Karl Marx se prend la tête à pleines mains. Il finit par se lever, se dirige vers la fenêtre, respire les vapeurs de gasoil qui montent de la station-service au pied de l’hôtel, retourne à sa table de travail, déchire les pages blanches à la fin du cahier. 

« Lorsque j’ai entrepris ce voyage, j’ai laissé ma famille dans la situation financière la plus difficile et la plus désespérée. Non seulement ma femme et les enfants sont malades, mais ma situation financière actuelle est tellement critique que ma femme est littéralement harcelée par les créanciers, et elle se trouve dans un embarras d’argent tout à fait lamentable. »*

 

— Il faut trouver une nouvelle théorie, comprenez-vous ?

Le chirurgien–chef hoche la tête. Depuis que cet excentrique aide–soignant est arrivé dans le service, les patients se remettent sur pied beaucoup plus vite, ils sont pressés de partir, de « monter au front » disent-ils. Il allume une autre cigarette, écoute posément le discours de Karl Marx :

« L’ancienne dialectique est morte et nous avons perdu deux siècles à nous enivrer des illusions générées par notre orgueil. L’action est un mot creux, il appartient à la physique et non pas aux sciences sociales de décrire les forces. Le pharmakon sera toujours à double tranchant, c’est un glaive. Je crois que Mars précède Esculape et l’art de guérir suit l’art de la guerre. » Marx sirote son café, toujours le même, un double noir.

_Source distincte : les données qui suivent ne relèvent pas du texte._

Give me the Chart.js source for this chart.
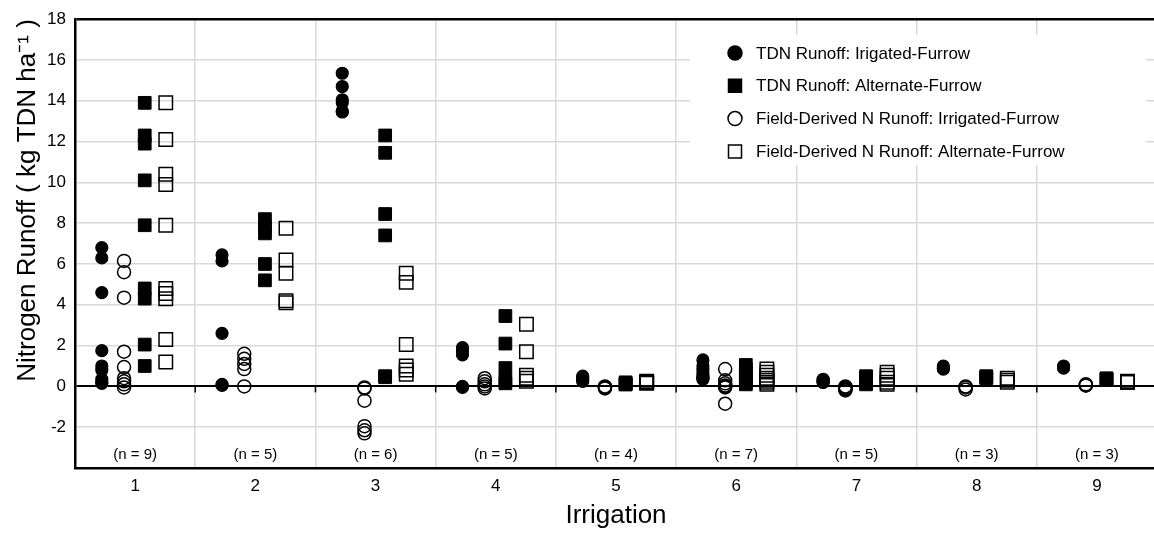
<!DOCTYPE html>
<html>
<head>
<meta charset="utf-8">
<script src="https://cdn.jsdelivr.net/npm/chart.js@4/dist/chart.umd.min.js"></script>
<style>
  html, body { margin: 0; padding: 0; background: #fff; overflow: hidden; }
  canvas { display: block; }
</style>
</head>
<body>
<canvas id="grafico" width="1168" height="533"></canvas>
<script>
// irrigation events and sample counts
const irrigacoes = [1, 2, 3, 4, 5, 6, 7, 8, 9];
const nAmostras = [9, 5, 6, 5, 4, 7, 5, 3, 3];
const yTicks = [-4, -2, 0, 2, 4, 6, 8, 10, 12, 14, 16, 18];

// values per irrigation (kg TDN / ha)
const tdnIrrigado = [
  [6.8, 6.3, 4.6, 1.75, 1.0, 0.8, 0.35, 0.2, 0.15],
  [6.45, 6.15, 2.6, 0.1, 0.05],
  [15.35, 14.7, 14.05, 13.9, 13.5, 13.45],
  [1.9, 1.75, 1.55, 0.0, -0.05],
  [0.5, 0.4, 0.3, 0.25],
  [1.3, 1.0, 0.8, 0.6, 0.45, 0.4, 0.35],
  [0.35, 0.3, 0.25, 0.2, 0.2],
  [1.0, 0.9, 0.85],
  [1.0, 0.95, 0.9]
];
const tdnAlternado = [
  [13.9, 12.3, 11.9, 10.1, 7.9, 4.8, 4.3, 2.05, 1.0],
  [8.2, 7.8, 7.5, 6.0, 5.2],
  [12.3, 11.45, 8.45, 7.4, 0.5, 0.45],
  [3.45, 2.1, 0.9, 0.3, 0.15],
  [0.2, 0.15, 0.1, 0.1],
  [1.05, 0.85, 0.7, 0.5, 0.35, 0.2, 0.1],
  [0.5, 0.4, 0.3, 0.2, 0.1],
  [0.5, 0.45, 0.4],
  [0.4, 0.35, 0.35]
];
const campoIrrigado = [
  [6.15, 5.6, 4.35, 1.7, 0.95, 0.4, 0.25, 0.1, -0.05],
  [1.6, 1.35, 1.1, 0.85, 0.0],
  [-0.05, -0.1, -0.7, -1.95, -2.15, -2.3],
  [0.4, 0.25, 0.1, 0.0, -0.1],
  [0.0, -0.05, -0.1, -0.05],
  [0.85, 0.3, 0.15, 0.05, 0.0, -0.05, -0.85],
  [0.0, -0.05, -0.1, -0.15, -0.2],
  [0.0, -0.05, -0.15],
  [0.1, 0.05, 0.05]
];
const campoAlternado = [
  [13.9, 12.1, 10.4, 9.9, 7.9, 4.8, 4.55, 4.3, 2.3, 1.2],
  [7.75, 6.2, 5.55, 4.2, 4.1],
  [5.55, 5.1, 2.05, 1.0, 0.8, 0.6],
  [3.05, 1.7, 0.55, 0.4, 0.25],
  [0.25, 0.2, 0.2, 0.15],
  [0.85, 0.7, 0.55, 0.4, 0.3, 0.2, 0.1],
  [0.7, 0.55, 0.4, 0.2, 0.1],
  [0.4, 0.3, 0.2],
  [0.25, 0.2, 0.2]
];

const nomesSeries = [
  'TDN Runoff: Irigated-Furrow',
  'TDN Runoff: Alternate-Furrow',
  'Field-Derived N Runoff: Irrigated-Furrow',
  'Field-Derived N Runoff: Alternate-Furrow'
];

const FONTE = '"Liberation Sans", Arial, sans-serif';

// turn per-irrigation lists into scatter points, shifted inside each group
function pontos(valores, deslocamento) {
  const out = [];
  valores.forEach((lista, i) => {
    lista.forEach(v => out.push({ x: irrigacoes[i] + deslocamento, y: v }));
  });
  return out;
}

const estilos = [
  { style: 'circle', r: 6, fill: '#000', bw: 1.2, dx: -0.277 },
  { style: 'rect', r: 9, fill: '#000', bw: 1, dx: 0.08 },
  { style: 'circle', r: 6.5, fill: 'rgba(0,0,0,0)', bw: 1.5, dx: -0.092 },
  { style: 'rect', r: 9.5, fill: 'rgba(0,0,0,0)', bw: 1.5, dx: 0.255 }
];
const series = [tdnIrrigado, tdnAlternado, campoIrrigado, campoAlternado];

const datasets = series.map((s, k) => ({
  label: nomesSeries[k],
  data: pontos(s, estilos[k].dx),
  pointStyle: estilos[k].style,
  pointRadius: estilos[k].r,
  pointBackgroundColor: estilos[k].fill,
  pointBorderColor: '#000',
  pointBorderWidth: estilos[k].bw,
  showLine: false
}));

// n labels, zero-line ticks and the legend box
const extras = {
  id: 'extras',
  afterDatasetsDraw(chart) {
    const ctx = chart.ctx;
    const x = chart.scales.x, y = chart.scales.y;
    ctx.save();
    // little ticks on the zero line
    const y0 = y.getPixelForValue(0);
    ctx.strokeStyle = '#000';
    ctx.lineWidth = 1.5;
    for (let i = 1; i < irrigacoes.length; i++) {
      const px = x.getPixelForValue(irrigacoes[i] - 0.5);
      ctx.beginPath();
      ctx.moveTo(px, y0);
      ctx.lineTo(px, y0 + 6);
      ctx.stroke();
    }
    // (n = ..)
    ctx.fillStyle = '#000';
    ctx.font = '15px ' + FONTE;
    ctx.textAlign = 'center';
    ctx.textBaseline = 'middle';
    nAmostras.forEach((n, i) => {
      ctx.fillText('(n = ' + n + ')', x.getPixelForValue(irrigacoes[i]), y.getPixelForValue(-3.35));
    });

    // legend
    ctx.fillStyle = '#fff';
    ctx.fillRect(690, 35, 456, 130);
    ctx.font = '17px ' + FONTE;
    ctx.textAlign = 'left';
    const mx = 735;
    datasets.forEach((d, k) => {
      const ly = 53 + k * 32.8;
      ctx.fillStyle = '#000';
      ctx.strokeStyle = '#000';
      ctx.lineWidth = 1.5;
      ctx.beginPath();
      if (estilos[k].style === 'circle') {
        ctx.arc(mx, ly, 7, 0, Math.PI * 2);
      } else {
        ctx.rect(mx - 6.5, ly - 6.5, 13, 13);
      }
      if (k < 2) ctx.fill();
      ctx.stroke();
      ctx.fillStyle = '#000';
      ctx.fillText(d.label, 756, ly + 1);
    });
    ctx.restore();
  }
};

const ctx = document.getElementById('grafico').getContext('2d');
new Chart(ctx, {
  type: 'scatter',
  data: { datasets: datasets },
  options: {
    responsive: false,
    animation: false,
    layout: { padding: { top: 17, right: 3, left: 0, bottom: 0 } },
    plugins: {
      legend: { display: false },
      tooltip: { enabled: false }
    },
    scales: {
      x: {
        type: 'linear',
        min: 0.5,
        max: 9.5,
        afterBuildTicks: (scale) => { scale.ticks = irrigacoes.map(v => ({ value: v })); },
        afterFit: (scale) => { scale.height = 65; },
        grid: { offset: true, color: '#d9d9d9', lineWidth: 1.5, drawTicks: false },
        border: { color: '#000', width: 2.5 },
        ticks: {
          color: '#000',
          font: { family: FONTE, size: 17 },
          padding: 8,
          callback: (v) => String(v)
        },
        title: {
          display: true,
          text: 'Irrigation',
          color: '#000',
          font: { family: FONTE, size: 26 },
          padding: { top: 0, bottom: 2 }
        }
      },
      y: {
        min: -4,
        max: 18,
        afterBuildTicks: (scale) => { scale.ticks = yTicks.map(v => ({ value: v })); },
        afterFit: (scale) => { scale.width = 75; },
        grid: {
          drawTicks: false,
          color: (c) => (c.tick && (c.tick.value === 0 || c.tick.value === 18)) ? '#000' : (c.tick && c.tick.value === -4 ? 'rgba(0,0,0,0)' : '#d9d9d9'),
          lineWidth: (c) => (c.tick && c.tick.value === 18) ? 2.5 : ((c.tick && c.tick.value === 0) ? 2 : 1.5)
        },
        border: { color: '#000', width: 2.5 },
        ticks: {
          color: '#000',
          font: { family: FONTE, size: 17 },
          padding: 9,
          callback: (v) => v === -4 ? '' : String(v)
        },
        title: {
          display: true,
          text: 'Nitrogen Runoff ( kg TDN ha⁻¹ )',
          align: 'end',
          color: '#000',
          font: { family: FONTE, size: 26 },
          padding: { top: 12, bottom: 0 }
        }
      }
    }
  },
  plugins: [extras]
});
</script>
</body>
</html>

— C’est votre question qui m’a fait comprendre la nécessité de revoir les fondations du combat pour la justice : qu’est-ce qu’un soldat ? J’y ai épuisé mes nuits mais là, j’ai quelque chose de solide.

Marx tapote une liasse de feuilles qu’il dépose avec soin sur le bureau du chirurgien. Il déplace légèrement la maquette du Mirage 2000.

— Vous avez entendu les nouvelles ce matin ?

Le chirurgien tourne les pages du manuscrit.

— Vous avez écrit… ça ? » demande-t-il en pointant une formule composée de symboles logico-mathématiques. Il bouge la tête de gauche à droite. « Les nouvelles en provenance des îles » reprend-il en pointant l’index vers son interlocuteur. « Non ? Bien : on y est maintenant ! Je pars pour le front, il y aura beaucoup de parties à découper. Qu’allez-vous faire Monsieur Marx ?

— Je comprends. Marx dépose le café. Admettons que le soldat soit aussi une arme et pas seulement le porteur de l’arme. Dans ce cas, j’aurai l’occasion de démontrer ma théorie en étant sur place, au cœur de la configuration. Permettez que j’aille dire au revoir à ma mère. Pourrez-vous également envoyer ce paquet auprès de mes amis à Bruxelles ? » Il indique la liasse de papiers. « Je n’en ai malheureusement pas les moyens. »

 

* Karl Marx, Lettre à Annenkov du 9 décembre 1847. Cité en note in Jean Stengers, « Ixelles dans la vie et l’œuvre de Karl Marx », Mémoires d’Ixelles. Bulletin du Cercle d’Histoire locale d’Ixelles, n° 22, juin 1986, pp. [5-16].